**Exercise objective:** Set down the data below without change, skipping the pictures it holds.
□ □ □ □ □
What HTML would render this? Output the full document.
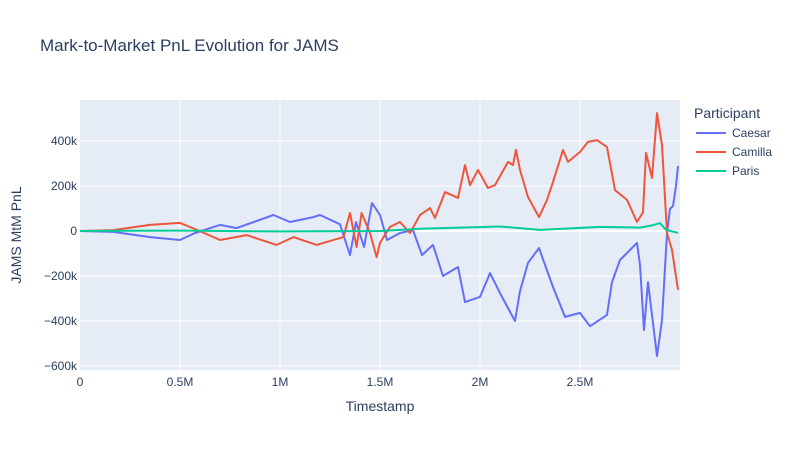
<!DOCTYPE html>
<html><head><meta charset="utf-8"><style>
body{margin:0;background:#fff;font-family:"Liberation Sans",Arial,sans-serif}
svg text{font-family:"Liberation Sans",Arial,sans-serif;fill:#2a3f5f}
</style></head><body>
<svg id="c" width="794" height="450">
<rect width="794" height="450" fill="#fff"/>
<text x="40" y="51" font-size="17">Mark-to-Market PnL Evolution for JAMS</text>
<rect x="80" y="100" width="600" height="270" fill="#e5ecf6"/>
<g id="grid"></g><g id="series"></g><g id="ticks"></g>
<text x="380" y="411" font-size="14" text-anchor="middle">Timestamp</text>
<text transform="translate(21,235) rotate(-90)" font-size="14" text-anchor="middle">JAMS MtM PnL</text>
<g id="legend"></g>
</svg>
<script>
const xTicks=[0,0.5,1,1.5,2,2.5];
const xTickLabels=["0","0.5M","1M","1.5M","2M","2.5M"];
const yTicks=[-600,-400,-200,0,200,400];
const yTickLabels=["−600k","−400k","−200k","0","200k","400k"];
const seriesNames=["Caesar","Camilla","Paris"];
const seriesColors=["#636efa","#ef553b","#00cc96"];
const caesarT=[0,0.167,0.35,0.5,0.575,0.7,0.783,0.967,1.05,1.167,1.2,1.3,1.35,1.38,1.42,1.46,1.5,1.535,1.6,1.665,1.71,1.765,1.815,1.89,1.925,2.0,2.05,2.1,2.175,2.2,2.24,2.295,2.365,2.425,2.5,2.55,2.635,2.66,2.7,2.785,2.8,2.82,2.84,2.885,2.91,2.935,2.95,2.965,2.98,2.99];
const caesarV=[0,-4,-27,-40,-9,27,13,71,40,62,71,30,-107,40,-71,124,71,-40,-9,4,-107,-62,-200,-160,-316,-293,-187,-276,-400,-267,-142,-76,-249,-382,-364,-423,-373,-227,-129,-53,-151,-440,-227,-556,-396,-9,98,111,200,289];
const camillaT=[0,0.167,0.35,0.5,0.575,0.7,0.833,0.983,1.067,1.183,1.317,1.35,1.383,1.408,1.45,1.483,1.5,1.55,1.6,1.65,1.7,1.75,1.775,1.825,1.89,1.925,1.95,1.99,2.04,2.075,2.14,2.165,2.18,2.2,2.24,2.295,2.335,2.365,2.415,2.44,2.5,2.54,2.585,2.635,2.675,2.735,2.785,2.815,2.83,2.86,2.885,2.91,2.935,2.96,2.99];
const camillaV=[0,4,27,36,9,-40,-18,-62,-27,-62,-27,80,-71,80,-9,-116,-53,18,40,-9,71,102,58,173,147,293,204,271,191,204,307,293,360,271,151,62,138,218,360,307,351,396,404,373,182,138,40,84,347,236,524,382,-9,-84,-262];
const parisT=[0,0.5,1,1.5,1.7,1.9,2.1,2.3,2.6,2.8,2.86,2.9,2.93,2.99];
const parisV=[0,2,-2,0,10,15,20,5,18,15,25,35,5,-8];
const X=t=>80+t*200, Y=v=>231-v*0.225;
const NS="http://www.w3.org/2000/svg";
function mk(tag,attrs,parent){const e=document.createElementNS(NS,tag);for(const k in attrs)e.setAttribute(k,attrs[k]);parent.appendChild(e);return e;}
const grid=document.getElementById('grid'),ticks=document.getElementById('ticks');
xTicks.forEach((t,i)=>{
 if(t>0){const l=mk('line',{x1:X(t),x2:X(t),y1:100,y2:370,stroke:'#fff','stroke-width':1},grid);
 
 }
 const tx=mk('text',{x:X(t),y:386,'font-size':12,'text-anchor':'middle'},ticks);tx.textContent=xTickLabels[i];
 
 
});
yTicks.forEach((v,i)=>{
 const l=mk('line',{x1:80,x2:680,y1:Y(v),y2:Y(v),stroke:'#fff','stroke-width':v===0?2:1},grid);
 
 
 const tx=mk('text',{x:77,y:Y(v)+4,'font-size':12,'text-anchor':'end'},ticks);tx.textContent=yTickLabels[i];
 
 
});
const sg=document.getElementById('series');
[[caesarT,caesarV],[camillaT,camillaV],[parisT,parisV]].forEach((s,i)=>{
 const d=s[0].map((t,j)=>(j?'L':'M')+X(t).toFixed(1)+' '+Y(s[1][j]).toFixed(1)).join(' ');
 const p=mk('path',{d:d,fill:'none',stroke:seriesColors[i],'stroke-width':2,'stroke-linejoin':'round'},sg);
 
 
});
const lg=document.getElementById('legend');
const lt=mk('text',{x:694,y:118,'font-size':14},lg);lt.textContent='Participant';


seriesNames.forEach((n,i)=>{
 const g=mk('g',{},lg);
 
 
 const y=133+i*19;
 mk('line',{x1:696,x2:726,y1:y,y2:y,stroke:seriesColors[i],'stroke-width':2},g);
 const t=mk('text',{x:732,y:y+4,'font-size':12},g);t.textContent=n;
});
</script>
</body></html>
□ □ □ □ □
**Completed task:**
What HTML would render this? Output the full document.
<!DOCTYPE html>
<html><head><meta charset="utf-8"><style>
body{margin:0;background:#fff;font-family:"Liberation Sans",Arial,sans-serif}
svg text{font-family:"Liberation Sans",Arial,sans-serif;fill:#2a3f5f}
</style></head><body>
<svg id="c" width="794" height="450">
<rect width="794" height="450" fill="#fff"/>
<text x="40" y="51" font-size="17">Mark-to-Market PnL Evolution for JAMS</text>
<rect x="80" y="100" width="600" height="270" fill="#e5ecf6"/>
<g id="grid"></g><g id="series"></g><g id="ticks"></g>
<text x="380" y="411" font-size="14" text-anchor="middle">Timestamp</text>
<text transform="translate(21,235) rotate(-90)" font-size="14" text-anchor="middle">JAMS MtM PnL</text>
<g id="legend"></g>
</svg>
<script>
const xTicks=[0,0.5,1,1.5,2,2.5];
const xTickLabels=["0","0.5M","1M","1.5M","2M","2.5M"];
const yTicks=[-600,-400,-200,0,200,400];
const yTickLabels=["−600k","−400k","−200k","0","200k","400k"];
const seriesNames=["Caesar","Camilla","Paris"];
const seriesColors=["#636efa","#ef553b","#00cc96"];
const caesarT=[0,0.167,0.35,0.5,0.575,0.7,0.783,0.967,1.05,1.167,1.2,1.3,1.35,1.38,1.42,1.46,1.5,1.535,1.6,1.665,1.71,1.765,1.815,1.89,1.925,2.0,2.05,2.1,2.175,2.2,2.24,2.295,2.365,2.425,2.5,2.55,2.635,2.66,2.7,2.785,2.8,2.82,2.84,2.885,2.91,2.935,2.95,2.965,2.98,2.99];
const caesarV=[0,-4,-27,-40,-9,27,13,71,40,62,71,30,-107,40,-71,124,71,-40,-9,4,-107,-62,-200,-160,-316,-293,-187,-276,-400,-267,-142,-76,-249,-382,-364,-423,-373,-227,-129,-53,-151,-440,-227,-556,-396,-9,98,111,200,289];
const camillaT=[0,0.167,0.35,0.5,0.575,0.7,0.833,0.983,1.067,1.183,1.317,1.35,1.383,1.408,1.45,1.483,1.5,1.55,1.6,1.65,1.7,1.75,1.775,1.825,1.89,1.925,1.95,1.99,2.04,2.075,2.14,2.165,2.18,2.2,2.24,2.295,2.335,2.365,2.415,2.44,2.5,2.54,2.585,2.635,2.675,2.735,2.785,2.815,2.83,2.86,2.885,2.91,2.935,2.96,2.99];
const camillaV=[0,4,27,36,9,-40,-18,-62,-27,-62,-27,80,-71,80,-9,-116,-53,18,40,-9,71,102,58,173,147,293,204,271,191,204,307,293,360,271,151,62,138,218,360,307,351,396,404,373,182,138,40,84,347,236,524,382,-9,-84,-262];
const parisT=[0,0.5,1,1.5,1.7,1.9,2.1,2.3,2.6,2.8,2.86,2.9,2.93,2.99];
const parisV=[0,2,-2,0,10,15,20,5,18,15,25,35,5,-8];
const X=t=>80+t*200, Y=v=>231-v*0.225;
const NS="http://www.w3.org/2000/svg";
function mk(tag,attrs,parent){const e=document.createElementNS(NS,tag);for(const k in attrs)e.setAttribute(k,attrs[k]);parent.appendChild(e);return e;}
const grid=document.getElementById('grid'),ticks=document.getElementById('ticks');
xTicks.forEach((t,i)=>{
 if(t>0){const l=mk('line',{x1:X(t),x2:X(t),y1:100,y2:370,stroke:'#fff','stroke-width':1},grid);
 
 }
 const tx=mk('text',{x:X(t),y:386,'font-size':12,'text-anchor':'middle'},ticks);tx.textContent=xTickLabels[i];
 
 
});
yTicks.forEach((v,i)=>{
 const l=mk('line',{x1:80,x2:680,y1:Y(v),y2:Y(v),stroke:'#fff','stroke-width':v===0?2:1},grid);
 
 
 const tx=mk('text',{x:77,y:Y(v)+4,'font-size':12,'text-anchor':'end'},ticks);tx.textContent=yTickLabels[i];
 
 
});
const sg=document.getElementById('series');
[[caesarT,caesarV],[camillaT,camillaV],[parisT,parisV]].forEach((s,i)=>{
 const d=s[0].map((t,j)=>(j?'L':'M')+X(t).toFixed(1)+' '+Y(s[1][j]).toFixed(1)).join(' ');
 const p=mk('path',{d:d,fill:'none',stroke:seriesColors[i],'stroke-width':2,'stroke-linejoin':'round'},sg);
 
 
});
const lg=document.getElementById('legend');
const lt=mk('text',{x:694,y:118,'font-size':14},lg);lt.textContent='Participant';


seriesNames.forEach((n,i)=>{
 const g=mk('g',{},lg);
 
 
 const y=133+i*19;
 mk('line',{x1:696,x2:726,y1:y,y2:y,stroke:seriesColors[i],'stroke-width':2},g);
 const t=mk('text',{x:732,y:y+4,'font-size':12},g);t.textContent=n;
});
</script>
</body></html>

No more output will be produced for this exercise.